#### THE REQUEST:
Reproduce every line of the listing as written, apart from the pictures.

#### WORKING DATA:
+++

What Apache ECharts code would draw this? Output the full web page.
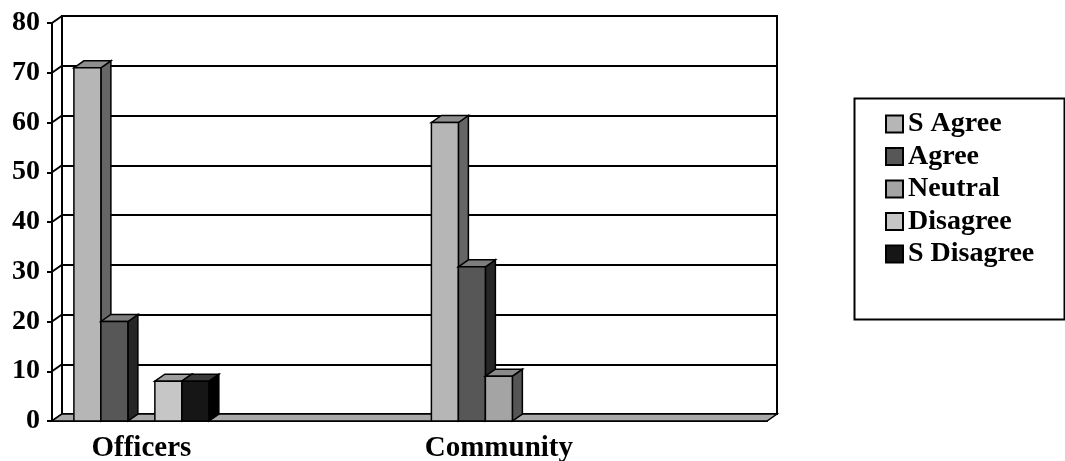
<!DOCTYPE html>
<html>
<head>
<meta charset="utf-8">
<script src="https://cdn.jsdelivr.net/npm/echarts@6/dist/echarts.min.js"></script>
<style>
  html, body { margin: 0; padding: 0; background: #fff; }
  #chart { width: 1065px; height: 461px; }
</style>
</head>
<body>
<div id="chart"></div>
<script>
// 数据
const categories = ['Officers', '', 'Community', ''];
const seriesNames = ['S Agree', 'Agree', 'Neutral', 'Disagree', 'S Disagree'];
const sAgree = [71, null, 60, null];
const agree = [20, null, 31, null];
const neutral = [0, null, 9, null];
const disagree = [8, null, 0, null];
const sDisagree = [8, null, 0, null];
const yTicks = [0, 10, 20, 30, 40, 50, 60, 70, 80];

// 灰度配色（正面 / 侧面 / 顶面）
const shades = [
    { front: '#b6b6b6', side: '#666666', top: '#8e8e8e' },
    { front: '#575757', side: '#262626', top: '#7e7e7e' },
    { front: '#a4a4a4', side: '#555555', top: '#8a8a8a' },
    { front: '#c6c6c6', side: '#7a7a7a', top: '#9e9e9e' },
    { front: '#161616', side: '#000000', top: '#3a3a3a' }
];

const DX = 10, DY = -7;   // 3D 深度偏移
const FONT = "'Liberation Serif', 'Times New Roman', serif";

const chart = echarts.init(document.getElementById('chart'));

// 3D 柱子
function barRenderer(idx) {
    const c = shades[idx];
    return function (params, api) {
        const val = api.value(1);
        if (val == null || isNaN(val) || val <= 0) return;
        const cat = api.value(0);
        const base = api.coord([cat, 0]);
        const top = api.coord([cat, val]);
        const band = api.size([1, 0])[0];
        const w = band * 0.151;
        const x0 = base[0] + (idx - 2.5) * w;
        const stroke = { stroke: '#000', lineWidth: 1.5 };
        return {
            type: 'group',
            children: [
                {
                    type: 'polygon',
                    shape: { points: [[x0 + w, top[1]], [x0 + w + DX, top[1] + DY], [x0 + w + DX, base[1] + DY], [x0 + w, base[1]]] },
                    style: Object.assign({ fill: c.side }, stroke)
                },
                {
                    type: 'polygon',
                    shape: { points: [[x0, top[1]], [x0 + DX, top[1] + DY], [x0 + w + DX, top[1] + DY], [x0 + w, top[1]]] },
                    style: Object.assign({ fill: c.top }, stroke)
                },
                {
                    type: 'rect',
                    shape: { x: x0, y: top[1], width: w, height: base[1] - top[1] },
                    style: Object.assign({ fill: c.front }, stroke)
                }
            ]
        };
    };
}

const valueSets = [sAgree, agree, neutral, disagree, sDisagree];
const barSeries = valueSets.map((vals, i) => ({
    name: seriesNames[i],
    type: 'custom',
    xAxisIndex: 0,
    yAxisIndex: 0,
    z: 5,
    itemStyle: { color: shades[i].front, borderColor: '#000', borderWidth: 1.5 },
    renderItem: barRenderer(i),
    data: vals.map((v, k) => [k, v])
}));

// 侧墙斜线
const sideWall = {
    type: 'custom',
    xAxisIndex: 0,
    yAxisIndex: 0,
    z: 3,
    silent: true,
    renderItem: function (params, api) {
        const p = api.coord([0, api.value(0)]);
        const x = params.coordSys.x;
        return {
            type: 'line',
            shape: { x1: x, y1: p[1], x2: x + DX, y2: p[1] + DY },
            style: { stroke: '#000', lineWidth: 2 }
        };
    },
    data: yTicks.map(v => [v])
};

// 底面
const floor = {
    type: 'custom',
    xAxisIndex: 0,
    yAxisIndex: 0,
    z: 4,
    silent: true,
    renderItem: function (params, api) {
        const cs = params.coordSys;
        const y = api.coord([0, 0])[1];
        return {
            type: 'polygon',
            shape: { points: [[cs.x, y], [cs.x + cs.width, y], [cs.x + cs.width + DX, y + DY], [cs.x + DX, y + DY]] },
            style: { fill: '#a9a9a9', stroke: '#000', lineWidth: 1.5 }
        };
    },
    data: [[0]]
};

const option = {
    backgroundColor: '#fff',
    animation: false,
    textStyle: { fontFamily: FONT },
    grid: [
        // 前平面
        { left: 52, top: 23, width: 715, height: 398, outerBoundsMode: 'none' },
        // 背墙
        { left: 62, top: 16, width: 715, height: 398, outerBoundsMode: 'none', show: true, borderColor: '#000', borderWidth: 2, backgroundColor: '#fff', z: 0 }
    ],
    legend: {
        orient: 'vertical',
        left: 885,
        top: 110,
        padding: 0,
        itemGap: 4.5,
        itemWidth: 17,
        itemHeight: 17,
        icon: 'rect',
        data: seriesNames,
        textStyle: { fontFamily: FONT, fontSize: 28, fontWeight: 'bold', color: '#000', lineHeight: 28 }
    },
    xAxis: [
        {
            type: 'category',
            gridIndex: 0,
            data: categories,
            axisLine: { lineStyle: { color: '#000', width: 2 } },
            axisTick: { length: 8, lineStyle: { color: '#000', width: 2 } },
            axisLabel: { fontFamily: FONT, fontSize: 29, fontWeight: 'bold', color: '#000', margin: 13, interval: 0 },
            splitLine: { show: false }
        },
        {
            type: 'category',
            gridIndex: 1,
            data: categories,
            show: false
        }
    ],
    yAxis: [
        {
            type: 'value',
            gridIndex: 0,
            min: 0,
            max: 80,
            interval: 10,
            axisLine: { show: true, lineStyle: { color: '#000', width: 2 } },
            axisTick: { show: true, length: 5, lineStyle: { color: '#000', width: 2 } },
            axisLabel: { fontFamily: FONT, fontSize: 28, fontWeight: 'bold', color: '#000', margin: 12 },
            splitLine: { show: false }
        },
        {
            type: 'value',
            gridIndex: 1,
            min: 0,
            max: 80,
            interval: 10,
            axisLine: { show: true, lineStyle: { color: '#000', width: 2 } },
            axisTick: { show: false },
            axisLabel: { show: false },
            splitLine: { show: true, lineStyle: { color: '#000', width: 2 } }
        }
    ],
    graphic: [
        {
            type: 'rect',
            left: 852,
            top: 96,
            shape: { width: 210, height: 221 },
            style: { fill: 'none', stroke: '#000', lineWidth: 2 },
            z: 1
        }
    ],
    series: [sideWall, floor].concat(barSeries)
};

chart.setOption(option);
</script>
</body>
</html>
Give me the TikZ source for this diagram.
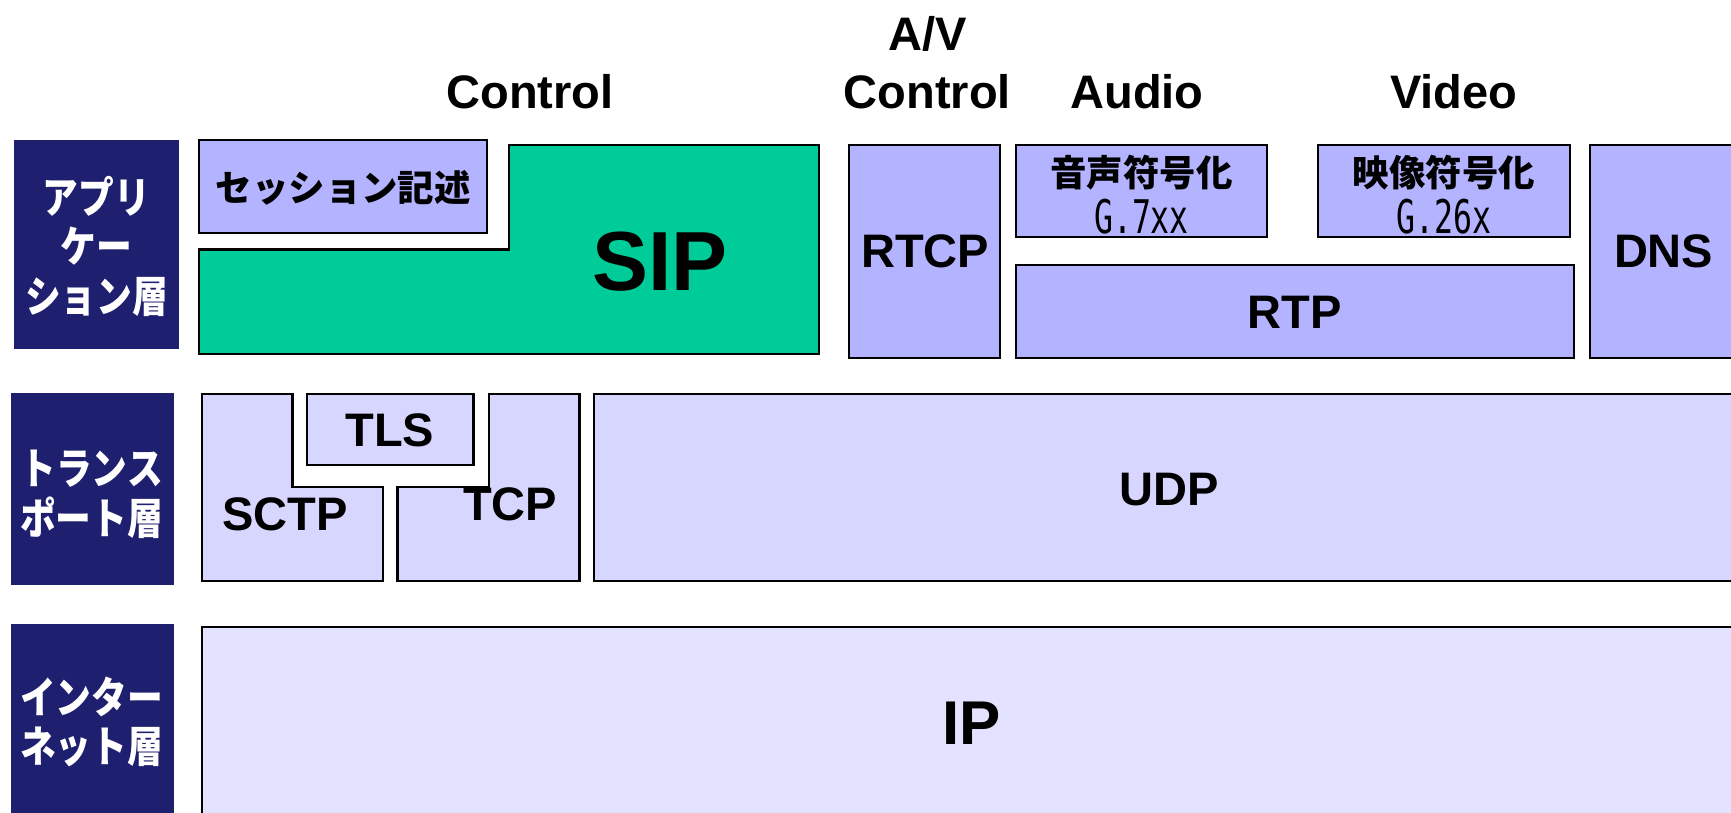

+++

#### ANSWER TO THIS PROBLEM:
What Apache ECharts code would draw this? Output the full web page.
<!DOCTYPE html>
<html>
<head>
<meta charset="utf-8">
<script src="https://cdn.jsdelivr.net/npm/echarts@6/dist/echarts.min.js"></script>
<style>
  html, body { margin: 0; padding: 0; background: #fff; }
  #chart { width: 1065px; height: 461px; }
</style>
</head>
<body>
<div id="chart"></div>
<script>
// 数据
const categories = ['Officers', '', 'Community', ''];
const seriesNames = ['S Agree', 'Agree', 'Neutral', 'Disagree', 'S Disagree'];
const sAgree = [71, null, 60, null];
const agree = [20, null, 31, null];
const neutral = [0, null, 9, null];
const disagree = [8, null, 0, null];
const sDisagree = [8, null, 0, null];
const yTicks = [0, 10, 20, 30, 40, 50, 60, 70, 80];

// 灰度配色（正面 / 侧面 / 顶面）
const shades = [
    { front: '#b6b6b6', side: '#666666', top: '#8e8e8e' },
    { front: '#575757', side: '#262626', top: '#7e7e7e' },
    { front: '#a4a4a4', side: '#555555', top: '#8a8a8a' },
    { front: '#c6c6c6', side: '#7a7a7a', top: '#9e9e9e' },
    { front: '#161616', side: '#000000', top: '#3a3a3a' }
];

const DX = 10, DY = -7;   // 3D 深度偏移
const FONT = "'Liberation Serif', 'Times New Roman', serif";

const chart = echarts.init(document.getElementById('chart'));

// 3D 柱子
function barRenderer(idx) {
    const c = shades[idx];
    return function (params, api) {
        const val = api.value(1);
        if (val == null || isNaN(val) || val <= 0) return;
        const cat = api.value(0);
        const base = api.coord([cat, 0]);
        const top = api.coord([cat, val]);
        const band = api.size([1, 0])[0];
        const w = band * 0.151;
        const x0 = base[0] + (idx - 2.5) * w;
        const stroke = { stroke: '#000', lineWidth: 1.5 };
        return {
            type: 'group',
            children: [
                {
                    type: 'polygon',
                    shape: { points: [[x0 + w, top[1]], [x0 + w + DX, top[1] + DY], [x0 + w + DX, base[1] + DY], [x0 + w, base[1]]] },
                    style: Object.assign({ fill: c.side }, stroke)
                },
                {
                    type: 'polygon',
                    shape: { points: [[x0, top[1]], [x0 + DX, top[1] + DY], [x0 + w + DX, top[1] + DY], [x0 + w, top[1]]] },
                    style: Object.assign({ fill: c.top }, stroke)
                },
                {
                    type: 'rect',
                    shape: { x: x0, y: top[1], width: w, height: base[1] - top[1] },
                    style: Object.assign({ fill: c.front }, stroke)
                }
            ]
        };
    };
}

const valueSets = [sAgree, agree, neutral, disagree, sDisagree];
const barSeries = valueSets.map((vals, i) => ({
    name: seriesNames[i],
    type: 'custom',
    xAxisIndex: 0,
    yAxisIndex: 0,
    z: 5,
    itemStyle: { color: shades[i].front, borderColor: '#000', borderWidth: 1.5 },
    renderItem: barRenderer(i),
    data: vals.map((v, k) => [k, v])
}));

// 侧墙斜线
const sideWall = {
    type: 'custom',
    xAxisIndex: 0,
    yAxisIndex: 0,
    z: 3,
    silent: true,
    renderItem: function (params, api) {
        const p = api.coord([0, api.value(0)]);
        const x = params.coordSys.x;
        return {
            type: 'line',
            shape: { x1: x, y1: p[1], x2: x + DX, y2: p[1] + DY },
            style: { stroke: '#000', lineWidth: 2 }
        };
    },
    data: yTicks.map(v => [v])
};

// 底面
const floor = {
    type: 'custom',
    xAxisIndex: 0,
    yAxisIndex: 0,
    z: 4,
    silent: true,
    renderItem: function (params, api) {
        const cs = params.coordSys;
        const y = api.coord([0, 0])[1];
        return {
            type: 'polygon',
            shape: { points: [[cs.x, y], [cs.x + cs.width, y], [cs.x + cs.width + DX, y + DY], [cs.x + DX, y + DY]] },
            style: { fill: '#a9a9a9', stroke: '#000', lineWidth: 1.5 }
        };
    },
    data: [[0]]
};

const option = {
    backgroundColor: '#fff',
    animation: false,
    textStyle: { fontFamily: FONT },
    grid: [
        // 前平面
        { left: 52, top: 23, width: 715, height: 398, outerBoundsMode: 'none' },
        // 背墙
        { left: 62, top: 16, width: 715, height: 398, outerBoundsMode: 'none', show: true, borderColor: '#000', borderWidth: 2, backgroundColor: '#fff', z: 0 }
    ],
    legend: {
        orient: 'vertical',
        left: 885,
        top: 110,
        padding: 0,
        itemGap: 4.5,
        itemWidth: 17,
        itemHeight: 17,
        icon: 'rect',
        data: seriesNames,
        textStyle: { fontFamily: FONT, fontSize: 28, fontWeight: 'bold', color: '#000', lineHeight: 28 }
    },
    xAxis: [
        {
            type: 'category',
            gridIndex: 0,
            data: categories,
            axisLine: { lineStyle: { color: '#000', width: 2 } },
            axisTick: { length: 8, lineStyle: { color: '#000', width: 2 } },
            axisLabel: { fontFamily: FONT, fontSize: 29, fontWeight: 'bold', color: '#000', margin: 13, interval: 0 },
            splitLine: { show: false }
        },
        {
            type: 'category',
            gridIndex: 1,
            data: categories,
            show: false
        }
    ],
    yAxis: [
        {
            type: 'value',
            gridIndex: 0,
            min: 0,
            max: 80,
            interval: 10,
            axisLine: { show: true, lineStyle: { color: '#000', width: 2 } },
            axisTick: { show: true, length: 5, lineStyle: { color: '#000', width: 2 } },
            axisLabel: { fontFamily: FONT, fontSize: 28, fontWeight: 'bold', color: '#000', margin: 12 },
            splitLine: { show: false }
        },
        {
            type: 'value',
            gridIndex: 1,
            min: 0,
            max: 80,
            interval: 10,
            axisLine: { show: true, lineStyle: { color: '#000', width: 2 } },
            axisTick: { show: false },
            axisLabel: { show: false },
            splitLine: { show: true, lineStyle: { color: '#000', width: 2 } }
        }
    ],
    graphic: [
        {
            type: 'rect',
            left: 852,
            top: 96,
            shape: { width: 210, height: 221 },
            style: { fill: 'none', stroke: '#000', lineWidth: 2 },
            z: 1
        }
    ],
    series: [sideWall, floor].concat(barSeries)
};

chart.setOption(option);
</script>
</body>
</html>
Give me the TikZ source for this diagram.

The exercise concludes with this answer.